## Stored rows
BEGIN

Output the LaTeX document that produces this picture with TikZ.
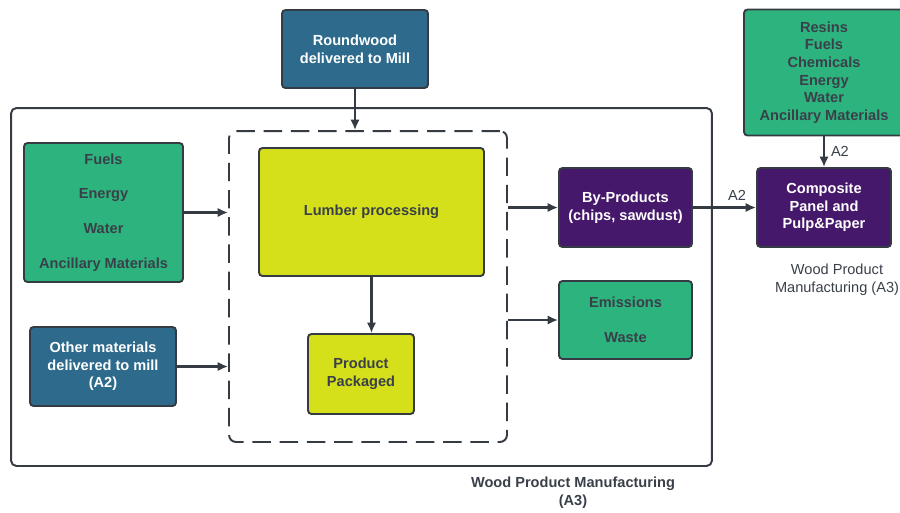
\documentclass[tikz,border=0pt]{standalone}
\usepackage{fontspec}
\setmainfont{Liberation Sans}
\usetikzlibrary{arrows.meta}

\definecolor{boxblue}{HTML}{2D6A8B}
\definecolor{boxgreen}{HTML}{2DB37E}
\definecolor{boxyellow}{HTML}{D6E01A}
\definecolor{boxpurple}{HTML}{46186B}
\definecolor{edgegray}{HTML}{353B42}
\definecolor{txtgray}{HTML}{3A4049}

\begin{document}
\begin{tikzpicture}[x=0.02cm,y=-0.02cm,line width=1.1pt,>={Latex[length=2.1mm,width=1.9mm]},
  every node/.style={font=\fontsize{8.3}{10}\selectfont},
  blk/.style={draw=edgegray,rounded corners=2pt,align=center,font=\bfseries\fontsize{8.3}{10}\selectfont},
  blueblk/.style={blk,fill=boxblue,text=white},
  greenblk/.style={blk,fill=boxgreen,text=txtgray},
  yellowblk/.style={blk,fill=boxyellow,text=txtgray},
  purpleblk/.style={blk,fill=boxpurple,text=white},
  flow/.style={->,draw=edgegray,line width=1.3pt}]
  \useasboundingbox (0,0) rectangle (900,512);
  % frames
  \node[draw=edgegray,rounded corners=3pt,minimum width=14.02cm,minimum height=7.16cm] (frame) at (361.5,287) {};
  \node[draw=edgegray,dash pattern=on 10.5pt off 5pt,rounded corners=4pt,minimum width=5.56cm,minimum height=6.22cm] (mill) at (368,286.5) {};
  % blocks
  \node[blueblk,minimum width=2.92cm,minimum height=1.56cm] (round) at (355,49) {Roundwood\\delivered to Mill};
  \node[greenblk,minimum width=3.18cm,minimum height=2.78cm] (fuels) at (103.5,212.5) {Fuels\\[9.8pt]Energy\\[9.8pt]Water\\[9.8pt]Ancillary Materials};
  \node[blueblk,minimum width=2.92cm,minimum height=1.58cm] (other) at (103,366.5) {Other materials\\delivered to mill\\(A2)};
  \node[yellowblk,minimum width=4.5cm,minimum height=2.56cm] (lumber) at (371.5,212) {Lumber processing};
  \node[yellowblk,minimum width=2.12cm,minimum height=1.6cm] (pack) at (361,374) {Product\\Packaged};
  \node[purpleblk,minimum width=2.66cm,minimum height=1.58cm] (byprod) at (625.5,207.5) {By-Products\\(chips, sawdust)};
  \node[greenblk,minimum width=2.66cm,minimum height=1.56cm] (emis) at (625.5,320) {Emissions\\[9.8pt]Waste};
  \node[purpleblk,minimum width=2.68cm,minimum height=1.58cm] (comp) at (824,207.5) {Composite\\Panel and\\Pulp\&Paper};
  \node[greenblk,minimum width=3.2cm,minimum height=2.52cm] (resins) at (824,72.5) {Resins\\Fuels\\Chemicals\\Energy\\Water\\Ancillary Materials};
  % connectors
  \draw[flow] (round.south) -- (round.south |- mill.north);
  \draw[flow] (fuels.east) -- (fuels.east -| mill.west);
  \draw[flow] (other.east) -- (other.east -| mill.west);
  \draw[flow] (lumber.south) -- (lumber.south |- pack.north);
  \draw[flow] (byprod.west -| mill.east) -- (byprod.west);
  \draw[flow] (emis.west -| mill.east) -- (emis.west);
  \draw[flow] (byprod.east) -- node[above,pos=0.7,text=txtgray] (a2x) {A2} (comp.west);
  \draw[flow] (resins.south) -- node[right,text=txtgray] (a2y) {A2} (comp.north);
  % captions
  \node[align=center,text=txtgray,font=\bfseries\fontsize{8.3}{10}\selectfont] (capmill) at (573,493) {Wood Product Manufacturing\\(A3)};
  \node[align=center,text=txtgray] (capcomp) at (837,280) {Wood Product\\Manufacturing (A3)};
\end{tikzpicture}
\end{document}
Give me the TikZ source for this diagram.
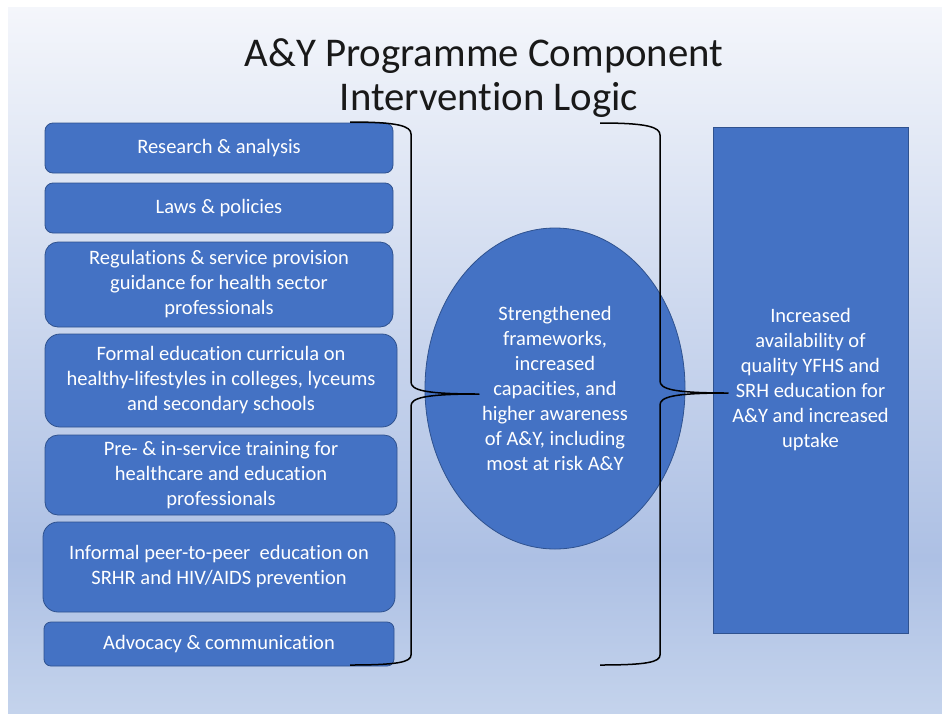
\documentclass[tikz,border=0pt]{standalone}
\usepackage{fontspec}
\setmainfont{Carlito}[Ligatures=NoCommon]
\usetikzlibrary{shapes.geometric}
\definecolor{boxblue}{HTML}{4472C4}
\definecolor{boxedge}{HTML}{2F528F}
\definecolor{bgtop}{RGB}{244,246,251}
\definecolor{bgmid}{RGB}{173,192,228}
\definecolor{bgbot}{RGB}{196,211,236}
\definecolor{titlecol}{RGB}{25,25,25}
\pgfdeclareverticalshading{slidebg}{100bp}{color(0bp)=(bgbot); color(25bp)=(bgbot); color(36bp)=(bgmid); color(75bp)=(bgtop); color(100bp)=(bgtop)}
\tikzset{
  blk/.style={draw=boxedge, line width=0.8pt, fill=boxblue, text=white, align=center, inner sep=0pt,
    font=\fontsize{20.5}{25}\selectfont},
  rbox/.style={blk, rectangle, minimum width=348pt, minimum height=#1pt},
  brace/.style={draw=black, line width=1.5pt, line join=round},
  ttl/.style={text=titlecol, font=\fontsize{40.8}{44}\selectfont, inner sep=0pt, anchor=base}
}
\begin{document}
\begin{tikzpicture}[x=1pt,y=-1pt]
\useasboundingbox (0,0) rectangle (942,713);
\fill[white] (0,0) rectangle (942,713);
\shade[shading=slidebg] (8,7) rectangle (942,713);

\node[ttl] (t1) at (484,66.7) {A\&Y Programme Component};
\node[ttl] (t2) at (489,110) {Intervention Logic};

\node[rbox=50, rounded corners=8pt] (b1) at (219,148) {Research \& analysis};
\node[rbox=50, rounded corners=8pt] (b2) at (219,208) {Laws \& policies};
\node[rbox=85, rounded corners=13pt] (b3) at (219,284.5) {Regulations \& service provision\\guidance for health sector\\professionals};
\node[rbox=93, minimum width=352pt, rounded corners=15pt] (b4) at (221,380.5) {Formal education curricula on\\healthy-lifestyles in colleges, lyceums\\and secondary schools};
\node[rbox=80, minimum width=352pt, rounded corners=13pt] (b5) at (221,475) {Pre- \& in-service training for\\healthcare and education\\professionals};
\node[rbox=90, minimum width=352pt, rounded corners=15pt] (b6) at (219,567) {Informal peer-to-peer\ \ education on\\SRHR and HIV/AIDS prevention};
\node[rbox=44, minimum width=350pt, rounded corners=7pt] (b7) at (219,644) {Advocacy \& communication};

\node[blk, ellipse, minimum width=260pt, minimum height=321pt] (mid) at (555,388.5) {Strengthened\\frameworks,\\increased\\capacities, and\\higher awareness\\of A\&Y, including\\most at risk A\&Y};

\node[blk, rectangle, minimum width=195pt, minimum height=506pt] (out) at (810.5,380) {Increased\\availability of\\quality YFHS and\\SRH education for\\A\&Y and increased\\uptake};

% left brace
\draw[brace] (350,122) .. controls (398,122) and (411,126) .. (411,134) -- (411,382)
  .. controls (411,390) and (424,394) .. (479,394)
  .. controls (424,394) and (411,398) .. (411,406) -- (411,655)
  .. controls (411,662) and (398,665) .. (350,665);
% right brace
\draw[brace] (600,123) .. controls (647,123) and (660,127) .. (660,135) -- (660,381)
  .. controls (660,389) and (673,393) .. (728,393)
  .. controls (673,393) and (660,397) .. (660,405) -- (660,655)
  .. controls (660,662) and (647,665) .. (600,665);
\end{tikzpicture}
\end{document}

END
BEGIN

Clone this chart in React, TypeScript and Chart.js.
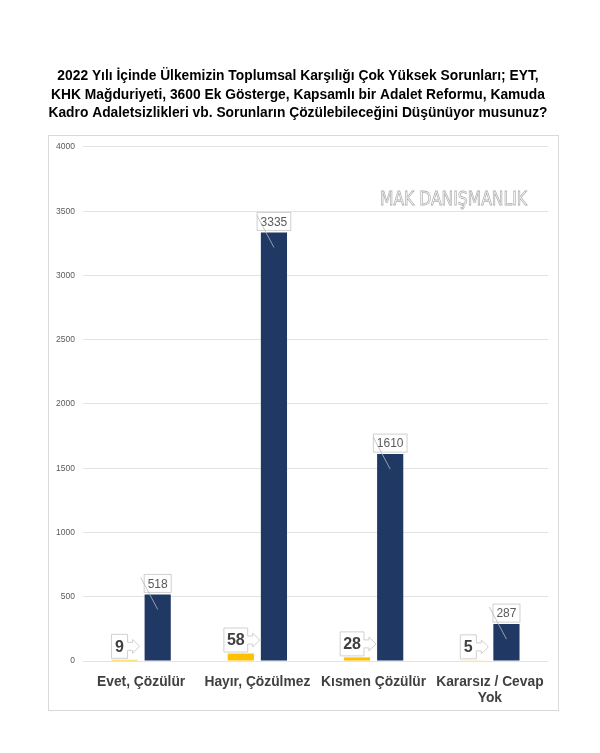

END

## Given problem
Which lines of the material contain the string "this"? List each of them.

## Response
Output the LaTeX document that produces this picture with TikZ.
Give me the TikZ source for this diagram.
Clone this chart in React, TypeScript and Chart.js.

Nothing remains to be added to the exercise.